As for the rest of the proposed bill, the activists believe each additional phrase deliberately targets potential threats to the Kremlin.

"Constitutional order," for example, would outlaw opposition protests, they said. "Territorial integrity" would forbid regional calls for independence, an issue of particular concern in Russia's volatile North Caucasus, where Chechnya is located.

The legislation likely to be quickly approved by parliament, which is dominated by Kremlin loyalists.

During Putin's eight-year presidency, the government has systematically rolled back Russia's post-Soviet political freedoms and that has shown no signs of stopping under Putin's successor and protege, Dmitry Medvedev.

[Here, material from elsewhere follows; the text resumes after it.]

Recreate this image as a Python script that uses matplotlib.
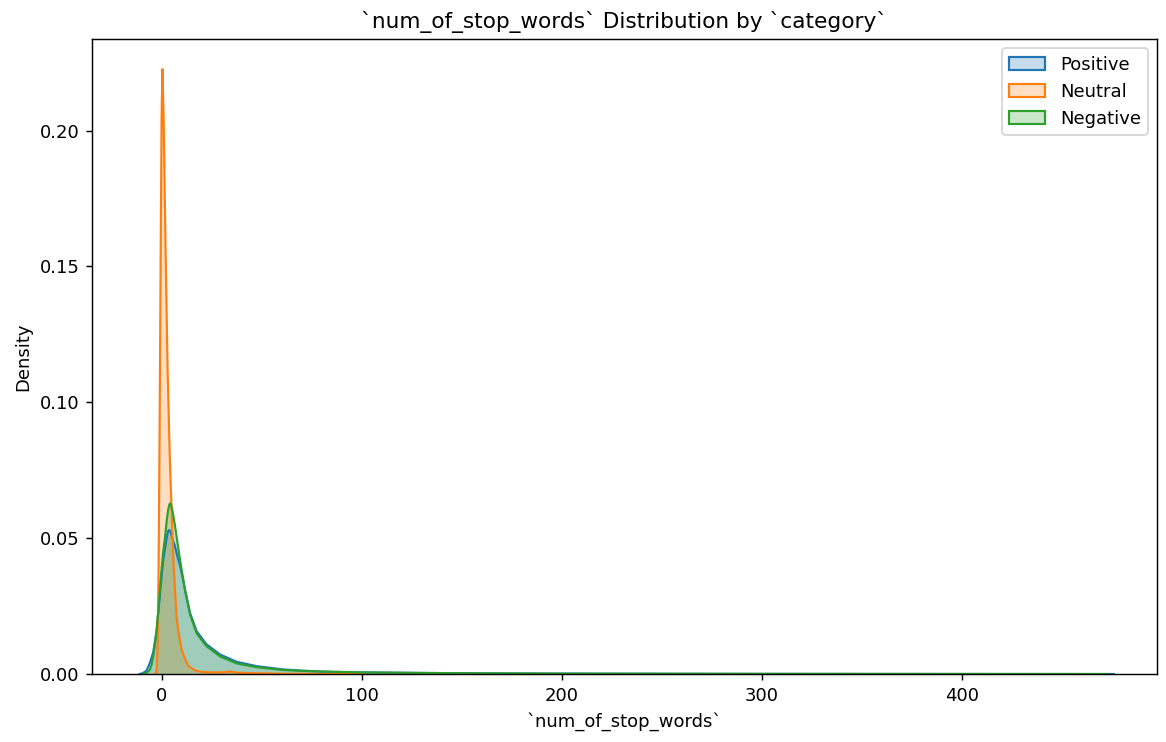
import matplotlib
matplotlib.use("Agg")
import matplotlib.pyplot as plt
from matplotlib.patches import Patch

# density curves (x = num_of_stop_words, y = density)
pos_x = [-11, -9.5, -7.6, -5.9, -4.2, -2.5, -0.85, 0, 0.8, 1.65, 2.5, 3.2, 3.8, 4.4,
         5, 5.8, 6.7, 8, 9.2, 10.5, 11.7, 14.2, 17.5, 20, 22.5, 29.2, 37.5, 47.5,
         60.7, 69, 80, 100, 130, 160, 200, 250, 300, 350, 400, 450, 476]
pos_y = [0, 0.0003, 0.0012, 0.004, 0.008, 0.016, 0.029, 0.036, 0.042, 0.046, 0.050,
         0.0525, 0.053, 0.0525, 0.051, 0.049, 0.047, 0.043, 0.040, 0.0355, 0.031,
         0.0225, 0.0158, 0.0133, 0.0109, 0.0072, 0.0045, 0.0029, 0.0017, 0.0013,
         0.0009, 0.0006, 0.0004, 0.00025, 0.00015, 0.0001, 0.00006, 0.00004,
         0.00002, 0.00001, 0]

neu_x = [-3.5, -2.5, -2.0, -1.5, -1.0, -0.5, 0.0, 0.4, 1.0, 2.0, 3.0, 4.0, 5.0, 5.8,
         6.7, 7.5, 8.3, 10, 11.7, 13.3, 15.8, 17.5, 20, 25, 30, 34, 38, 45, 60, 80, 100]
neu_y = [0, 0.001, 0.01, 0.04, 0.09, 0.15, 0.205, 0.2226, 0.205, 0.155, 0.112, 0.082,
         0.060, 0.043, 0.031, 0.021, 0.016, 0.009, 0.0055, 0.003, 0.0018, 0.0011,
         0.0008, 0.0006, 0.0006, 0.0009, 0.0005, 0.0003, 0.0001, 0.00005, 0]

neg_x = [-9, -7.5, -5.9, -5, -4.2, -3.3, -2.5, -1.7, -0.85, 0, 0.8, 1.65, 2.5, 3.3,
         3.8, 4.2, 4.7, 5.2, 5.8, 6.7, 8, 9.2, 10.5, 11.7, 14.2, 17.5, 20, 22.5,
         29.2, 37.5, 47.5, 60.7, 69, 80, 100, 130, 160, 200, 250, 300, 350, 400,
         450, 473]
neg_y = [0, 0.0005, 0.0015, 0.0035, 0.0064, 0.011, 0.016, 0.023, 0.031, 0.039, 0.045,
         0.050, 0.056, 0.0605, 0.0622, 0.0628, 0.0624, 0.0608, 0.0585, 0.0545,
         0.048, 0.042, 0.0362, 0.031, 0.022, 0.015, 0.0125, 0.0102, 0.0065, 0.0039,
         0.0025, 0.0015, 0.0012, 0.0009, 0.0006, 0.0004, 0.00025, 0.00015, 0.0001,
         0.00006, 0.00004, 0.00002, 0.00001, 0]

categories = ["Positive", "Neutral", "Negative"]
colors = ["#1f77b4", "#ff7f0e", "#2ca02c"]
series = [(pos_x, pos_y), (neu_x, neu_y), (neg_x, neg_y)]

dpi = 130
fig = plt.figure(figsize=(1166 / dpi, 742 / dpi), dpi=dpi)
ax = fig.add_axes([0.0789, 0.0916, 0.9134, 0.8554])

for (xs, ys), c in zip(series, colors):
    ax.fill_between(xs, ys, 0, facecolor=c, alpha=0.25, linewidth=0)
    ax.plot(xs, ys, color=c, linewidth=1.2)

ax.set_xlim(-34.8, 497.6)
ax.set_ylim(0, 0.2336)
ax.set_yticks([0.0, 0.05, 0.10, 0.15, 0.20])
ax.set_yticklabels(["0.00", "0.05", "0.10", "0.15", "0.20"])

ax.set_title("`num_of_stop_words` Distribution by `category`", fontsize=12)
ax.set_xlabel("`num_of_stop_words`")
ax.set_ylabel("Density")

handles = [Patch(facecolor=matplotlib.colors.to_rgba(c, 0.25), edgecolor=c, linewidth=1.2)
           for c in colors]
ax.legend(handles, categories, loc="upper right")

fig.savefig("out.png", dpi=dpi)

Alexeyeva said the government was pushing the law quickly to head off possible protests resulting from the global financial crisis, which has hit Russia hard.

"The people ruling the government are afraid of the reaction of its citizens to their inability to cope with the crisis," she said.

Lev Ponomaryov, an outspoken government critic, said the legislation creates "a base for a totalitarian state."

In a separate development Wednesday, the Russia's upper house of parliament passed legislation that would end jury trials for those facing charges of terrorism and treason. Instead they would face judges.

The bill's authors say the change was necessary because they claim juries have acquitted many suspects despite strong incriminating evidence. Critics denounced the bill as another blow to democratic principles.